WHAT NEEDS TO BE DONE:
Return each line containing the string "this".

INPUT:
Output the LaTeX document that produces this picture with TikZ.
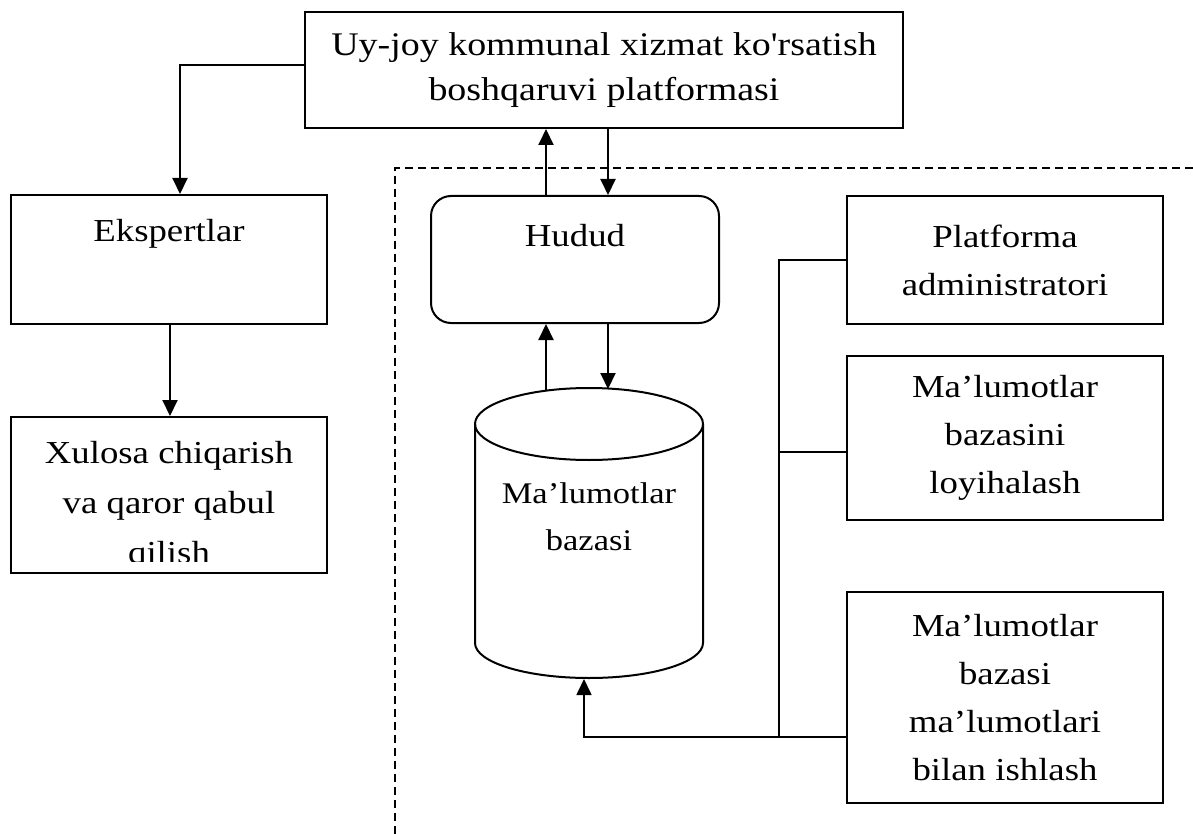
\documentclass[tikz,border=0pt]{standalone}
\usepackage{fontspec}
\setmainfont{Liberation Serif}[FakeStretch=1.15]
\newfontfamily\plainfont{Liberation Serif}[FakeStretch=1.15]
\usetikzlibrary{arrows.meta,calc}
\begin{document}
\begin{tikzpicture}[x=1pt,y=-1pt,
  box/.style={draw, line width=2pt, rectangle, inner sep=0pt, align=center},
  txt/.style={font=\fontsize{32}{48}\selectfont, align=center, inner sep=0pt},
  conn/.style={line width=1.7pt},
  arr/.style={line width=2pt, -{Triangle[width=15pt,length=16pt]}},
  dashline/.style={line width=1.4pt, dash pattern=on 8pt off 5pt},
]
\useasboundingbox (0,0) rectangle (1193,834);

% top platform box
\node[box, font=\fontsize{33}{45}\selectfont, minimum width=598pt, minimum height=116pt] (top) at (604,70)
  {Uy-joy kommunal xizmat ko{\plainfont'}rsatish\\boshqaruvi platformasi};

% left column
\node[box, minimum width=316pt, minimum height=129pt] (eks) at (169,259.5) {};
\node[txt, anchor=base] (ekst) at (169,242) {Ekspertlar};

\begin{scope}
  \clip (12,418) rectangle (326,561);
  \node[txt, anchor=base] (xul1) at (169,463) {Xulosa chiqarish};
  \node[txt, anchor=base] (xul2) at (169,513) {va qaror qabul};
  \node[txt, anchor=base] (xul3) at (169,563) {qilish};
\end{scope}
\node[box, minimum width=316pt, minimum height=156pt] (xul) at (169,495) {};

% dashed boundary
\coordinate (dR) at (1193,168);
\coordinate (dC) at (395,168);
\coordinate (dB) at (395,834);
\draw[dashline] (dR) -- (dC) -- (dB);

% Hudud
\node[box, rounded corners=20pt, minimum width=288pt, minimum height=127pt] (hud) at (575,259.5) {};
\node[txt, anchor=base] (hudt) at (575,247) {Hudud};

% database cylinder
\draw[line width=2pt] (475,424) -- (475,643)
  arc[start angle=180, end angle=360, x radius=114pt, y radius=35pt] -- (703,424);
\draw[line width=2pt] (589,424) ellipse [x radius=114pt, y radius=36pt];
\node[txt, font=\fontsize{30}{47}\selectfont, anchor=base] (db) at (589,503) {Ma’lumotlar};
\node[txt, font=\fontsize{30}{47}\selectfont, anchor=base] (db2) at (589,550) {bazasi};
\coordinate (dbTL) at (546,391);
\coordinate (dbTR) at (608,389);
\coordinate (dbB) at (584,679);

% right boxes
\node[box, txt, minimum width=316pt, minimum height=128pt] (plat) at (1005,260)
  {Platforma\\administratori};
\node[box, txt, minimum width=316pt, minimum height=164pt] (load) at (1005,438)
  {Ma’lumotlar\\bazasini\\loyihalash};
\node[box, txt, minimum width=316pt, minimum height=211pt] (work) at (1005,697.5)
  {Ma’lumotlar\\bazasi\\ma’lumotlari\\bilan ishlash};

% connectors
\coordinate (c1) at (180,65);
\coordinate (c2) at (170,0);
\coordinate (u1) at (546,0);
\coordinate (u2) at (608,0);
\coordinate (b1) at (779,260);
\coordinate (b2) at (779,452);
\coordinate (b3) at (779,737);

\draw[arr] (top.west |- c1) -| (eks.north -| c1);
\draw[arr] (eks.south -| c2) -- (xul.north -| c2);
\draw[arr] (hud.north -| u1) -- (top.south -| u1);
\draw[arr] (top.south -| u2) -- (hud.north -| u2);
\draw[arr] (dbTL) -- (hud.south -| dbTL);
\draw[arr] (hud.south -| dbTR) -- (dbTR);
\draw[conn] (plat.west |- b1) -- (b1) -- (b3);
\draw[conn] (b2) -- (load.west |- b2);
\draw[arr, line width=1.7pt] (work.west |- b3) -- (dbB |- b3) -- (dbB);
\end{tikzpicture}
\end{document}
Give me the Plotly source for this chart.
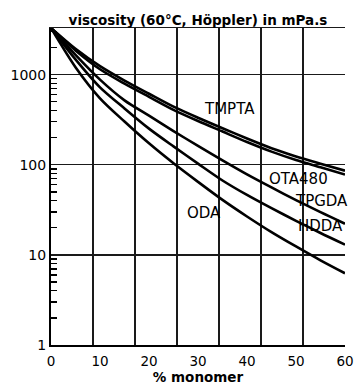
import math
import plotly.graph_objects as go

# ---- data ----
monomer_pct = [0, 5, 10, 15, 20, 25, 30, 35, 40, 45, 50, 55, 60]
tmpta  = [3300, 1940, 1245, 861, 615, 442, 333, 255, 196, 153, 124, 103, 86]
ota480 = [3300, 1860, 1150, 796, 568, 407, 306, 234, 179, 140, 113, 94, 78]
tpgda  = [3300, 1660, 881, 519, 351, 237, 162, 112, 78.3, 56.1, 40.6, 29.8, 22.2]
hdda   = [3300, 1480, 724, 422, 252, 160, 103, 67, 46.3, 33.0, 23.9, 17.5, 13]
oda    = [3300, 1212, 547, 302, 173, 104, 64.7, 40.8, 26.7, 17.9, 12.4, 8.7, 6.25]

series_names = ["TMPTA", "OTA480", "TPGDA", "HDDA", "ODA"]
series_vals = [tmpta, ota480, tpgda, hdda, oda]

# curve label positions (x in %, y in mPa.s)
label_names = ["TMPTA", "OTA480", "TPGDA", "HDDA", "ODA"]
label_x = [36.5, 50.6, 55.2, 55.0, 31.2]
label_y = [416, 70.3, 39.6, 20.9, 29.4]

x_ticks = [0, 10, 20, 30, 40, 50, 60]
y_ticks = [1, 10, 100, 1000]
y_ticktext = ["1", "10", "100", "1000"]
n_vgrid = 7
x_max = 60
y_max = 3300

FONT = "DejaVu Sans"
GRID = "#1a1a1a"

fig = go.Figure()
for name, vals in zip(series_names, series_vals):
    fig.add_trace(go.Scatter(
        x=monomer_pct, y=vals, mode="lines", name=name,
        line=dict(color="black", width=2.6, shape="spline", smoothing=0.8),
        showlegend=False, hoverinfo="skip"))

# dummy trace to bind the overlay grid axis
fig.add_trace(go.Scatter(x=[None], y=[None], xaxis="x2", showlegend=False))

for name, lx, ly in zip(label_names, label_x, label_y):
    fig.add_annotation(x=lx, y=math.log10(ly), text=name, showarrow=False,
                       font=dict(family=FONT, size=15, color="black"),
                       xanchor="center", yanchor="middle")

minor_vals = [m * 10 ** d for d in range(0, 4) for m in range(2, 10) if m * 10 ** d < y_max]

fig.update_layout(
    template="none",
    width=355, height=385,
    margin=dict(l=51, r=10, t=28, b=40, autoexpand=False),
    paper_bgcolor="white", plot_bgcolor="white",
    showlegend=False,
    title=dict(text="viscosity (60°C, Höppler) in mPa.s",
               font=dict(family=FONT, size=13.5, color="black", weight="bold"),
               x=0.5, xref="paper", xanchor="center",
               y=1 - 20.5 / 385, yref="container", yanchor="middle"),
    xaxis=dict(range=[0, x_max], tickvals=x_ticks, ticks="outside", ticklen=3,
               tickcolor="rgba(0,0,0,0)", showgrid=False,
               automargin=False,
               zeroline=False, showline=True, linewidth=2, linecolor="black",
               tickfont=dict(family=FONT, size=13.5, color="black"),
               title=dict(text="% monomer", standoff=5,
                          font=dict(family=FONT, size=13.5, color="black", weight="bold"))),
    xaxis2=dict(range=[0, x_max], overlaying="x", side="top", anchor="y",
                automargin=False,
                tickvals=[x_max / n_vgrid * i for i in range(n_vgrid + 1)],
                showticklabels=False, ticks="", showgrid=True,
                gridcolor=GRID, gridwidth=1.3, zeroline=False,
                showline=True, linewidth=1.3, linecolor=GRID),
    yaxis=dict(type="log", range=[0, math.log10(y_max)], tickvals=y_ticks,
               automargin=False,
               ticktext=y_ticktext, ticks="", showgrid=True, gridcolor=GRID,
               gridwidth=1.3, zeroline=False, showline=True, linewidth=2,
               linecolor="black",
               tickfont=dict(family=FONT, size=14, color="black"),
               minor=dict(tickmode="array", tickvals=minor_vals, ticks="inside",
                          ticklen=6, tickwidth=1.3, tickcolor="black", showgrid=False)),
)

fig.write_html("out.html",
               config={"displayModeBar": False, "staticPlot": True},
               post_script="document.body.style.margin='0';document.body.style.overflow='hidden';")
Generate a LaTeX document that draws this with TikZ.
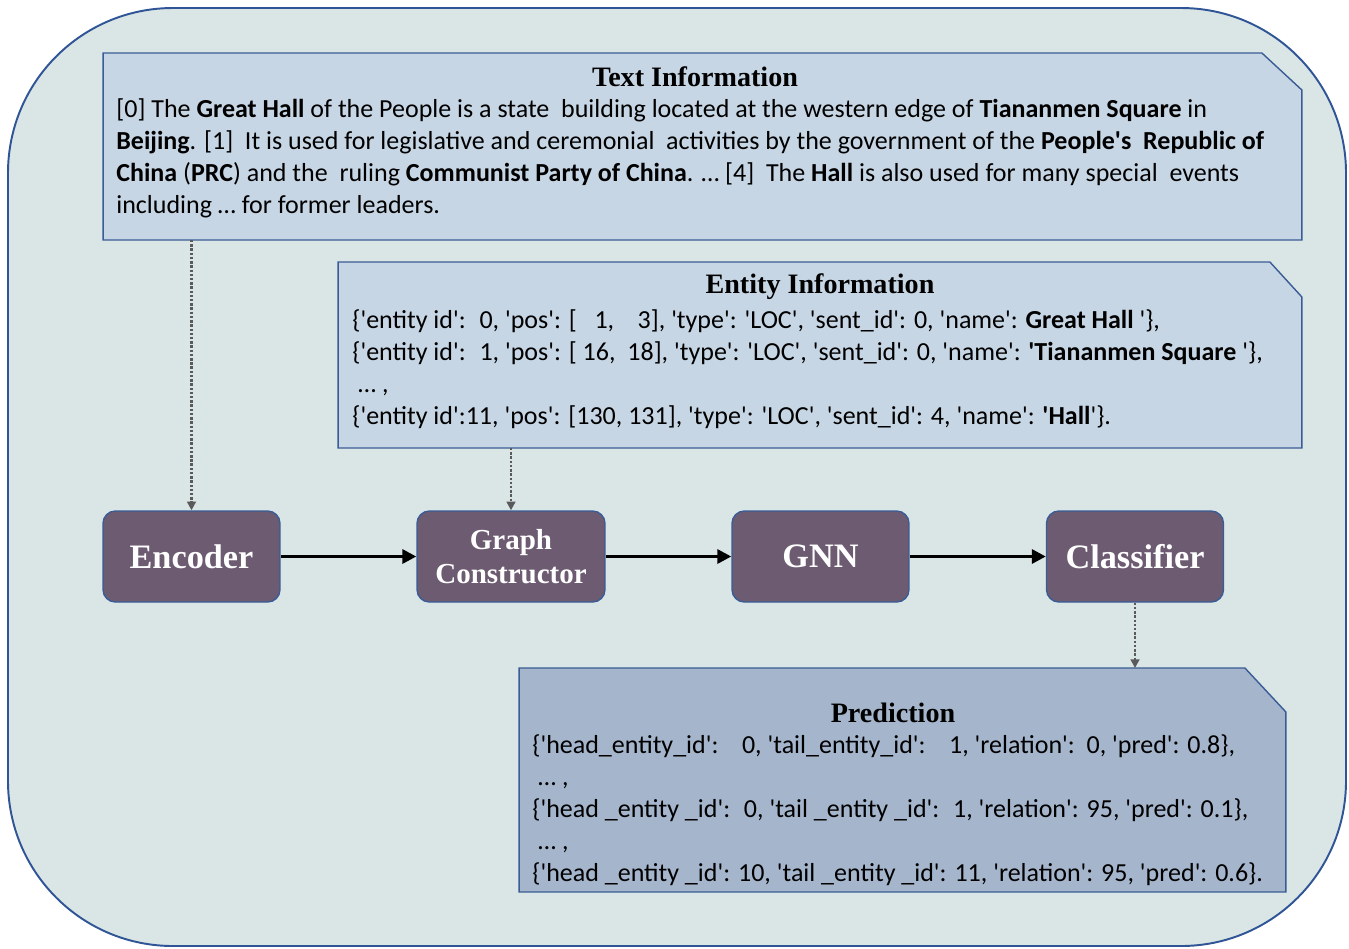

ANSWER BELOW:
Output the LaTeX document that produces this picture with TikZ.
Give me the Plotly source for this chart.
Generate a LaTeX document that draws this with TikZ.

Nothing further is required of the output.